Soil-building practices that help:

  • Return grass clippings when mowing
  • Topdress lightly with compost after aeration
  • Use soil tests instead of guessing
  • Fertilize mostly in fall
  • Avoid constant shallow watering

Clay soil improves slowly, but each year of aeration, compost, and deep rooting makes the lawn more competitive.

Boiling Water, Flame Weeding, and Other Tactics

Boiling water can kill weeds in pavement cracks, but it will also kill turfgrass. Flame weeders can work on gravel or hardscape weeds, but they are risky near dry mulch, fences, and homes. Salt should not be used in lawns; it damages soil and can create long-term dead zones.

For lawn weeds, these tactics are rarely worth the risk. Keep them to hardscape areas, if you use them at all.

Reduced-Chemical Compromise

Some homeowners choose a hybrid approach: organic cultural care plus limited spot treatment for the hardest weeds.

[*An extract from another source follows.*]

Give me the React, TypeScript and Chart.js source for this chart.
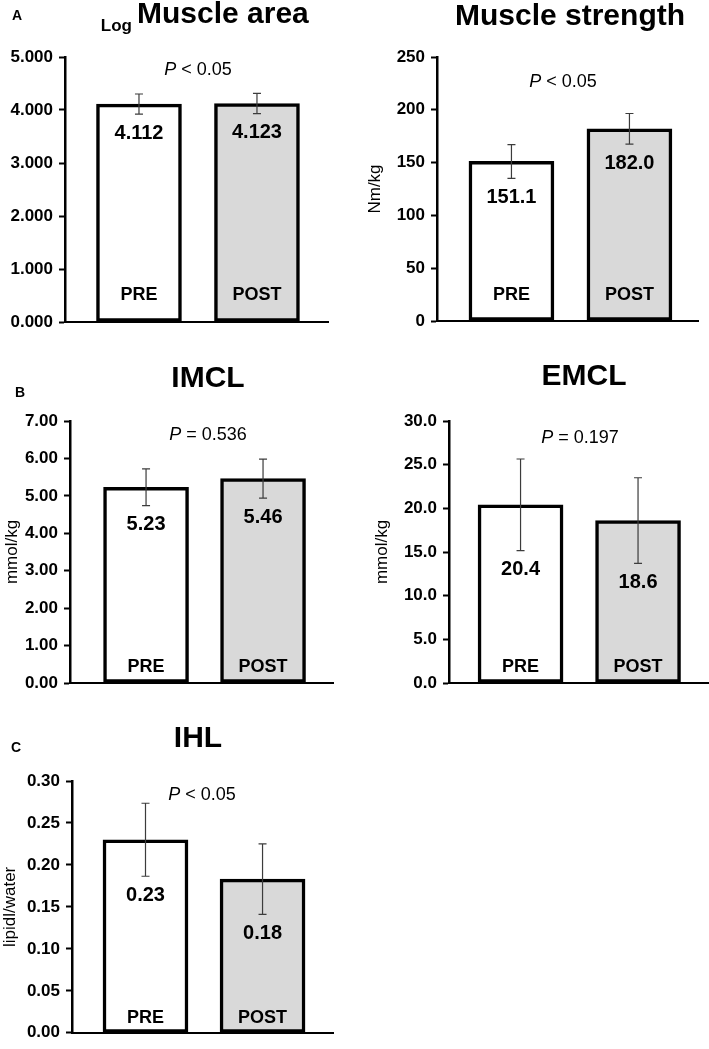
import React, { useEffect, useRef } from 'react';
import { Chart, registerables } from 'chart.js';

Chart.register(...registerables);

const FAMILY = '"Liberation Sans", Arial, Helvetica, sans-serif';

// ---------- data ----------
const categories = ['PRE', 'POST'];

const muscleAreaMean = [4.112, 4.123];
const muscleAreaErr = [0.19, 0.19];
const muscleAreaLabels = ['4.112', '4.123'];

const strengthMean = [151.1, 182.0];
const strengthErr = [16.0, 14.5];
const strengthLabels = ['151.1', '182.0'];

const imclMean = [5.23, 5.46];
const imclErr = [0.49, 0.52];
const imclLabels = ['5.23', '5.46'];

const emclMean = [20.4, 18.6];
const emclErr = [5.25, 4.9];
const emclLabels = ['20.4', '18.6'];

const ihlMean = [0.23, 0.183];
const ihlErr = [0.0435, 0.042];
const ihlLabels = ['0.23', '0.18'];

const barColors = ['#ffffff', '#d9d9d9'];

// ---------- panel layout ----------
type PanelCfg = {
  left: number; top: number; width: number; height: number;
  yw: number; padRight: number; padTop: number; padBottom: number;
  xMin: number; xMax: number;
  yMax: number; step: number; decimals: number;
  yTitle: string; yTitlePad: number;
  title: string; titleX: number; titleY: number; logPrefix?: boolean;
  letter?: string; letterX?: number; letterY?: number;
  pOp: string; pX: number; pY: number;
  catOffset: number;
  means: number[]; errs: number[]; labels: string[];
};

const panels: PanelCfg[] = [
  {
    left: 0, top: 0, width: 350, height: 340,
    yw: 65, padRight: 22, padTop: 57, padBottom: 18,
    xMin: -0.627, xMax: 1.602,
    yMax: 5, step: 1, decimals: 3,
    yTitle: '', yTitlePad: 0,
    title: 'Muscle area', titleX: 137, titleY: 23, logPrefix: true,
    letter: 'A', letterX: 12, letterY: 20,
    pOp: ' < 0.05', pX: 198, pY: 70,
    catOffset: 27,
    means: muscleAreaMean, errs: muscleAreaErr, labels: muscleAreaLabels,
  },
  {
    left: 350, top: 0, width: 359, height: 340,
    yw: 87, padRight: 11, padTop: 57, padBottom: 19,
    xMin: -0.631, xMax: 1.581,
    yMax: 250, step: 50, decimals: 0,
    yTitle: 'Nm/kg', yTitlePad: 15,
    title: 'Muscle strength', titleX: 220, titleY: 25,
    pOp: ' < 0.05', pX: 213, pY: 82,
    catOffset: 26,
    means: strengthMean, errs: strengthErr, labels: strengthLabels,
  },
  {
    left: 0, top: 340, width: 350, height: 360,
    yw: 70, padRight: 17, padTop: 81, padBottom: 17,
    xMin: -0.65, xMax: 1.598,
    yMax: 7, step: 1, decimals: 2,
    yTitle: 'mmol/kg', yTitlePad: 2,
    title: 'IMCL', titleX: 208, titleY: 47,
    letter: 'B', letterX: 15, letterY: 57,
    pOp: ' = 0.536', pX: 208, pY: 95,
    catOffset: 16,
    means: imclMean, errs: imclErr, labels: imclLabels,
  },
  {
    left: 350, top: 340, width: 359, height: 360,
    yw: 99, padRight: 0, padTop: 81, padBottom: 17,
    xMin: -0.609, xMax: 1.604,
    yMax: 30, step: 5, decimals: 1,
    yTitle: 'mmol/kg', yTitlePad: 22,
    title: 'EMCL', titleX: 234, titleY: 45,
    pOp: ' = 0.197', pX: 230, pY: 98,
    catOffset: 16,
    means: emclMean, errs: emclErr, labels: emclLabels,
  },
  {
    left: 0, top: 700, width: 350, height: 349,
    yw: 72, padRight: 17, padTop: 81, padBottom: 6,
    xMin: -0.628, xMax: 1.602,
    yMax: 0.3, step: 0.05, decimals: 2,
    yTitle: 'lipidl/water', yTitlePad: 0,
    title: 'IHL', titleX: 198, titleY: 47,
    letter: 'C', letterX: 11, letterY: 52,
    pOp: ' < 0.05', pX: 202, pY: 95,
    catOffset: 15,
    means: ihlMean, errs: ihlErr, labels: ihlLabels,
  },
];

function makeOverlay(cfg: PanelCfg) {
  return {
    id: 'overlay',
    afterDraw(chart: any) {
      const ctx: CanvasRenderingContext2D = chart.ctx;
      const xs = chart.scales.x;
      const ys = chart.scales.y;
      ctx.save();
      ctx.fillStyle = '#000';

      // title
      ctx.textBaseline = 'alphabetic';
      if (cfg.logPrefix) {
        ctx.textAlign = 'left';
        ctx.font = `bold 17px ${FAMILY}`;
        const w = ctx.measureText('Log').width;
        ctx.fillText('Log', cfg.titleX - w - 5, cfg.titleY + 8);
        ctx.font = `bold 30px ${FAMILY}`;
        ctx.fillText(cfg.title, cfg.titleX, cfg.titleY);
      } else {
        ctx.textAlign = 'center';
        ctx.font = `bold 30px ${FAMILY}`;
        ctx.fillText(cfg.title, cfg.titleX, cfg.titleY);
      }

      // panel letter
      if (cfg.letter) {
        ctx.textAlign = 'left';
        ctx.font = `bold 14px ${FAMILY}`;
        ctx.fillText(cfg.letter, cfg.letterX!, cfg.letterY!);
      }

      // P text
      ctx.textBaseline = 'middle';
      ctx.textAlign = 'left';
      ctx.font = `italic 18px ${FAMILY}`;
      const wP = ctx.measureText('P').width;
      ctx.font = `18px ${FAMILY}`;
      const wR = ctx.measureText(cfg.pOp).width;
      const start = cfg.pX - (wP + wR) / 2;
      ctx.font = `italic 18px ${FAMILY}`;
      ctx.fillText('P', start, cfg.pY);
      ctx.font = `18px ${FAMILY}`;
      ctx.fillText(cfg.pOp, start + wP, cfg.pY);

      // error bars, value labels, category labels
      const y0 = ys.getPixelForValue(0);
      cfg.means.forEach((m, i) => {
        const x = xs.getPixelForValue(i);
        const yHi = ys.getPixelForValue(m + cfg.errs[i]);
        const yLo = ys.getPixelForValue(m - cfg.errs[i]);
        ctx.strokeStyle = '#3c3c3c';
        ctx.lineWidth = 1.2;
        ctx.beginPath();
        ctx.moveTo(x, yHi);
        ctx.lineTo(x, yLo);
        ctx.moveTo(x - 4, yHi);
        ctx.lineTo(x + 4, yHi);
        ctx.moveTo(x - 4, yLo);
        ctx.lineTo(x + 4, yLo);
        ctx.stroke();

        ctx.fillStyle = '#000';
        ctx.textAlign = 'center';
        ctx.textBaseline = 'middle';
        ctx.font = `bold 20px ${FAMILY}`;
        ctx.fillText(cfg.labels[i], x, yLo + 19);

        ctx.font = `bold 18px ${FAMILY}`;
        ctx.fillText(categories[i], x, y0 - cfg.catOffset);
      });
      ctx.restore();
    },
  };
}

function Panel({ cfg }: { cfg: PanelCfg }) {
  const ref = useRef<HTMLCanvasElement>(null);
  useEffect(() => {
    const chart = new Chart(ref.current!, {
      type: 'bar',
      data: {
        datasets: [
          {
            data: cfg.means.map((m, i) => ({ x: i, y: m })),
            backgroundColor: barColors,
            borderColor: '#000',
            borderWidth: 3.5,
            borderSkipped: false,
            barThickness: 85,
          } as any,
        ],
      },
      options: {
        responsive: false,
        animation: false,
        devicePixelRatio: 1,
        layout: { padding: { left: 0, right: cfg.padRight, top: cfg.padTop, bottom: cfg.padBottom } },
        plugins: { legend: { display: false }, tooltip: { enabled: false }, title: { display: false } },
        scales: {
          x: {
            type: 'linear',
            offset: false,
            bounds: 'data',
            min: cfg.xMin,
            max: cfg.xMax,
            ticks: { display: false },
            grid: { display: false, drawTicks: false, offset: false },
            border: { display: true, color: '#000', width: 2 },
            afterFit: (s: any) => { s.height = 0; },
          },
          y: {
            min: 0,
            max: cfg.yMax,
            ticks: {
              stepSize: cfg.step,
              callback: (v: any) => Number(v).toFixed(cfg.decimals),
              font: { family: FAMILY, size: 17, weight: 'bold' },
              color: '#000',
              padding: 6,
            },
            grid: { display: true, drawOnChartArea: false, drawTicks: true, tickLength: 6, tickColor: '#000', tickWidth: 2 },
            border: { display: true, color: '#000', width: 2.5 },
            title: {
              display: !!cfg.yTitle,
              text: cfg.yTitle,
              font: { family: FAMILY, size: 17 },
              color: '#000',
              padding: { top: cfg.yTitlePad, bottom: 0 },
            },
            afterFit: (s: any) => { s.width = cfg.yw; },
          },
        },
      } as any,
      plugins: [makeOverlay(cfg)],
    });
    return () => chart.destroy();
  }, []);
  return (
    <canvas
      ref={ref}
      width={cfg.width}
      height={cfg.height}
      style={{ position: 'absolute', left: cfg.left, top: cfg.top, width: cfg.width, height: cfg.height }}
    />
  );
}

export default function App() {
  return (
    <div style={{ position: 'absolute', left: 0, top: 0, width: 709, height: 1049, background: '#fff', overflow: 'hidden' }}>
      {panels.map((p, i) => (
        <Panel key={i} cfg={p} />
      ))}
    </div>
  );
}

That might mean hand pulling most weeds, overseeding in fall, and using a selective post-emergent only on persistent wild violet, clover, or crabgrass patches.

This approach dramatically reduces chemical use compared with blanket spraying while still solving problems that organic tools struggle with. Our post-emergent weed control guide explains how to spot treat safely.

When Organic Control Makes Sense

Organic control is a good fit if:

  • Weed pressure is light to moderate
  • You are willing to tolerate some weeds
  • You can overseed and improve turf density
  • You prefer prevention over quick cosmetic fixes
  • You can spend time hand pulling or spot treating

It is harder when a lawn is mostly weeds, badly compacted, heavily shaded, or expected to look perfect year-round.

Need Help Building a Low-Chemical Plan?

A local provider can help you decide where organic methods are realistic and where a targeted treatment may save the lawn. Midwest Lawn Care connects St. Charles County homeowners with providers who can tailor lawn care to your preferences. Request lawn care help and note that you want organic or reduced-chemical options.

Bottom Line

Organic weed control works best as a system. Corn gluten meal can help prevent some weeds but will not rescue an infested lawn. Vinegar can burn small weeds but is non-selective. Hand removal works when weeds are scattered. The long-term win is dense turf: mow high, water correctly, aerate clay, overseed thin spots, and feed the lawn wisely.